Par ailleurs, je voudrais évacuer une partie des fantasmes. Tout le monde nous parle des oreilles décollées, mais, l'an dernier, il n'y a eu que 35 opérations, pour un coût total de 6 000 euros. Et encore ne parle-t-on que d'organisations humanitaires françaises qui envoient des chirurgiens pour réparer ces difformités à l'étranger ! On ne parle pas d'un soin de confort.

Ma position est simple : il doit être possible de « challenger » tout dispositif auquel le Parlement s'intéresse - ainsi, en 2019, Édouard Philippe a réduit le panier de soins. Je ne suis absolument pas opposé à ce que l'on regarde à nouveau l'AME, mais, j'insiste, je considère qu'il s'agit d'un dispositif de santé publique.

Je suis heureux que ce soit la sénatrice Brulin qui parle de « cocooning » des médecins généralistes libéraux...

Je répète que nous débattrons de l'article 27, qui est une mesure signal.
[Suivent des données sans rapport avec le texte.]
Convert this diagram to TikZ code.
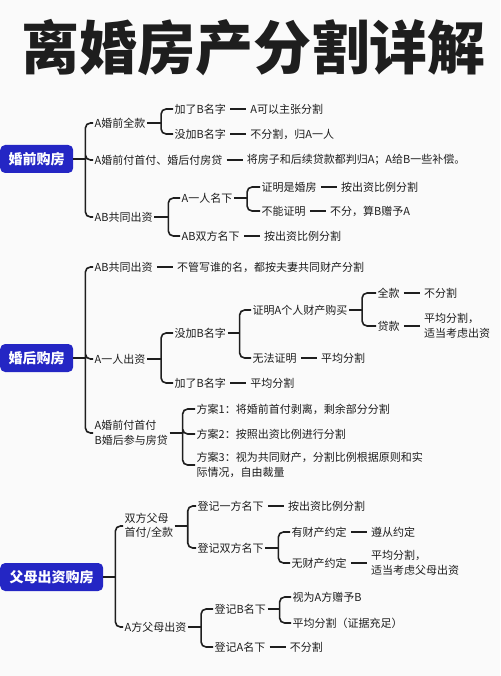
\documentclass[tikz,border=0pt]{standalone}
\usepackage{fontspec}
\newfontfamily\cjk{Noto Sans CJK SC}
\usetikzlibrary{positioning}
\definecolor{ink}{RGB}{30,30,30}
\definecolor{boxblue}{RGB}{36,38,196}
\definecolor{paper}{RGB}{250,250,250}

\begin{document}
\begin{tikzpicture}[x=1pt,y=-1pt,
    leaf/.style={anchor=west,inner sep=1.5pt,align=left,text=ink,font=\cjk\fontsize{11}{14.5}\selectfont},
    sect/.style={anchor=west,fill=boxblue,rounded corners=5pt,text=white,font=\cjk\bfseries\fontsize{14}{16}\selectfont,minimum height=28pt,inner sep=0pt},
    brk/.style={draw=ink,line width=1.6pt,rounded corners=5pt},
    lnk/.style={draw=ink,line width=1.6pt,shorten >=2.5pt,shorten <=2.5pt},
    node distance=21pt]
    \fill[paper] (0,0) rectangle (500,676);
    \useasboundingbox (0,0) rectangle (500,676);
    \node[text=ink,font=\cjk\bfseries\fontsize{58}{62}\selectfont] (title) at (253,48) {离婚房产分割详解};

    % 婚前购房
    \node[sect,minimum width=73pt] (s1) at (0,159) {婚前购房};
    \node[leaf] (a1) at (93,123) {A婚前全款}; \node[leaf] (a2) at (93,160) {A婚前付首付、婚后付房贷}; \node[leaf] (a3) at (93,217) {AB共同出资};
    \node[leaf] (b1) at (173,109) {加了B名字}; \node[leaf] (b2) at (173,134) {没加B名字};
    \node[leaf,right=of b1] (c1) {A可以主张分割}; \node[leaf,right=of b2] (c2) {不分割，归A一人};
    \node[leaf,right=of a2] (c3) {将房子和后续贷款都判归A；A给B一些补偿。};
    \node[leaf] (b3) at (180,198) {A一人名下}; \node[leaf] (b4) at (180,236) {AB双方名下};
    \node[leaf] (d1) at (260,187) {证明是婚房}; \node[leaf] (d2) at (260,211) {不能证明};
    \node[leaf,right=of d1] (e1) {按出资比例分割}; \node[leaf,right=of d2] (e2) {不分，算B赠予A}; \node[leaf,right=of b4] (e3) {按出资比例分割};
    \draw[brk] (s1.east) -- ++(12,0) coordinate (j1); \draw[brk] (j1) |- (a1.west) (j1) |- (a2.west) (j1) |- (a3.west);
    \draw[brk] (a1.east) -- ++(14,0) coordinate (j2); \draw[brk] (j2) |- (b1.west) (j2) |- (b2.west);
    \draw[brk] (a3.east) -- ++(14,0) coordinate (j3); \draw[brk] (j3) |- (b3.west) (j3) |- (b4.west);
    \draw[brk] (b3.east) -- ++(13,0) coordinate (j4); \draw[brk] (j4) |- (d1.west) (j4) |- (d2.west);
    \draw[lnk] (b1) -- (c1); \draw[lnk] (b2) -- (c2); \draw[lnk] (a2) -- (c3); \draw[lnk] (d1) -- (e1); \draw[lnk] (d2) -- (e2); \draw[lnk] (b4) -- (e3);

    % 婚后购房
    \node[sect,minimum width=73pt] (s2) at (0,358) {婚后购房};
    \node[leaf] (f1) at (93,267) {AB共同出资}; \node[leaf] (f2) at (93,359) {A一人出资}; \node[leaf] (f3) at (93,433) {A婚前付首付\\B婚后参与房贷};
    \node[leaf,right=of f1] (g1) {不管写谁的名，都按夫妻共同财产分割};
    \node[leaf] (h1) at (173,333) {没加B名字}; \node[leaf] (h2) at (173,383) {加了B名字};
    \node[leaf] (i1) at (251,310) {证明A个人财产购买}; \node[leaf] (i2) at (251,358) {无法证明};
    \node[leaf] (k1) at (376,293) {全款}; \node[leaf] (k2) at (376,326) {贷款};
    \node[leaf,right=of k1] (l1) {不分割}; \node[leaf,right=of k2] (l2) {平均分割，\\适当考虑出资};
    \node[leaf,right=of i2] (l3) {平均分割}; \node[leaf,right=of h2] (l4) {平均分割};
    \node[leaf] (m1) at (195,409) {方案1：将婚前首付剥离，剩余部分分割}; \node[leaf] (m2) at (195,434) {方案2：按照出资比例进行分割};
    \node[leaf] (m3) at (195,465) {方案3：视为共同财产，分割比例根据原则和实\\际情况，自由裁量};
    \draw[brk] (s2.east) -- ++(12,0) coordinate (j5); \draw[brk] (j5) |- (f1.west) (j5) |- (f2.west) (j5) |- (f3.west);
    \draw[brk] (f2.east) -- ++(14,0) coordinate (j6); \draw[brk] (j6) |- (h1.west) (j6) |- (h2.west);
    \draw[brk] (h1.east) -- ++(12,0) coordinate (j7); \draw[brk] (j7) |- (i1.west) (j7) |- (i2.west);
    \draw[brk] (i1.east) -- ++(13,0) coordinate (j8); \draw[brk] (j8) |- (k1.west) (j8) |- (k2.west);
    \draw[brk] (f3.east) -- ++(13,0) coordinate (j9); \draw[brk] (j9) |- (m1.west) (j9) |- (m2.west) (j9) |- (m3.west);
    \draw[lnk] (f1) -- (g1); \draw[lnk] (k1) -- (l1); \draw[lnk] (k2) -- (l2); \draw[lnk] (i2) -- (l3); \draw[lnk] (h2) -- (l4);

    % 父母出资购房
    \node[sect,minimum width=103pt] (s3) at (0,577) {父母出资购房};
    \node[leaf] (n1) at (123,526) {双方父母\\首付/全款}; \node[leaf] (n2) at (123,627) {A方父母出资};
    \node[leaf] (o1) at (196,506) {登记一方名下}; \node[leaf] (o2) at (196,548) {登记双方名下};
    \node[leaf,right=of o1] (p1) {按出资比例分割};
    \node[leaf] (q1) at (290,532) {有财产约定}; \node[leaf] (q2) at (290,563) {无财产约定};
    \node[leaf,right=of q1] (r1) {遵从约定}; \node[leaf,right=of q2] (r2) {平均分割，\\适当考虑父母出资};
    \node[leaf] (o3) at (213,609) {登记B名下}; \node[leaf] (o4) at (213,647) {登记A名下};
    \node[leaf] (q3) at (291,597) {视为A方赠予B}; \node[leaf] (q4) at (291,623) {平均分割（证据充足）};
    \node[leaf,right=of o4] (p2) {不分割};
    \draw[brk] (s3.east) -- ++(12,0) coordinate (j10); \draw[brk] (j10) |- (n1.west) (j10) |- (n2.west);
    \draw[brk] (n1.east) -- ++(13,0) coordinate (j11); \draw[brk] (j11) |- (o1.west) (j11) |- (o2.west);
    \draw[brk] (o2.east) -- ++(13,0) coordinate (j12); \draw[brk] (j12) |- (q1.west) (j12) |- (q2.west);
    \draw[brk] (n2.east) -- ++(13,0) coordinate (j13); \draw[brk] (j13) |- (o3.west) (j13) |- (o4.west);
    \draw[brk] (o3.east) -- ++(12,0) coordinate (j14); \draw[brk] (j14) |- (q3.west) (j14) |- (q4.west);
    \draw[lnk] (o1) -- (p1); \draw[lnk] (q1) -- (r1); \draw[lnk] (q2) -- (r2); \draw[lnk] (o4) -- (p2);
\end{tikzpicture}
\end{document}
Ce débat n'a pas eu lieu en séance publique à l'Assemblée nationale -  il n'a eu lieu qu'en partie en commission. Je souhaite que nous l'ayons. Franchement, je ne suis pas certain qu'il faille faire porter symboliquement et politiquement la responsabilité de l'explosion des indemnités journalières sur le patient.

Le mot « inflation » n'a pas été prononcé ici, mais, dans leurs critiques sur le PLFSS, toutes les fédérations ont regretté qu'il n'y ait pas de compensation suffisante de l'inflation. Le Gouvernement ne laissera pas les hôpitaux publics ou privés basculer « dans le rouge » du fait de l'inflation sur le terrain. Nous ferons un point à la fin de l'année, mais je pense d'ores et déjà que nous devrons intervenir pour tenir compte de l'inflation dans une nouvelle circulaire tarifaire.

S'agissant des franchises médicales, Jérôme Guedj et Cyrille Isaac-Sibille, qui ont rendu visite à la direction de la sécurité sociale, ont constaté ce que je leur avais dit, à savoir que nous avons travaillé sur ce sujet, notamment sur la question des conditions très précises des franchises médicales et des participations forfaitaires, avec le maintien des deux plafonds à 50 euros. Ce maintien est essentiel pour les personnes en affection de longue durée (ALD), qui atteignent les plafonds. Cette mesure, de nature réglementaire, a été instruite, et sa mise en oeuvre doit être précédée de quatre mois de consultations. Pour être clair, le Président de la République, la Première ministre et moi-même considérons aujourd'hui que la mesure est expertisée et prête à être mise en oeuvre à l'issue de ces quatre mois.

Toutefois, comme je l'ai dit dès que j'ai été nommé, je pense que l'on ne peut pas prendre de décision sans être allé au bout de l'examen parlementaire du projet de loi de finances, dans une période d'aussi grande pression sur le pouvoir d'achat. Il ne faudrait pas qu'à la fin, certains pensent que cette mesure n'aura servi qu'à faire les poches des gens... C'est une responsabilité du pouvoir réglementaire.

Vous avez raison, madame la sénatrice Poumirol, il n'y a pas de transparence des prix. Cependant, il faut savoir qu'une partie des industriels menace de ne pas mettre tel ou tel médicament sur le marché français s'il y a trop de pression sur les prix.

Il y a aussi une dimension de réindustrialisation, s'agissant notamment des médicaments critiques. Nous cherchons donc à atteindre plusieurs objectifs simultanément, le prix n'étant pas la seule variable de discussion avec les laboratoires.

Cela dit, je pense qu'il n'y a plus que trois personnes aujourd'hui qui comprennent comment fonctionne notre système de fixation des prix ! Nous devons le remettre à plat, nous demander quels doivent être ses objectifs, et que ces objectifs soient partagés démocratiquement.

Les dispositions du PLFSS relatives à la branche AT-MP relèvent de la compétence de mon collègue Olivier Dussopt. Je peux néanmoins vous dire que la modification de taux décidée lors de la réforme des retraites visait à répondre à un problème de sous-consommation. Si vous le permettez, j'adresserai ma réponse à cette question au président de votre commission dans le courant de l'après-midi.

M. Philippe Mouiller, président. - Merci, monsieur le ministre, de la qualité de vos réponses. Je vous dis à bientôt, en commission, puis dans l'hémicycle.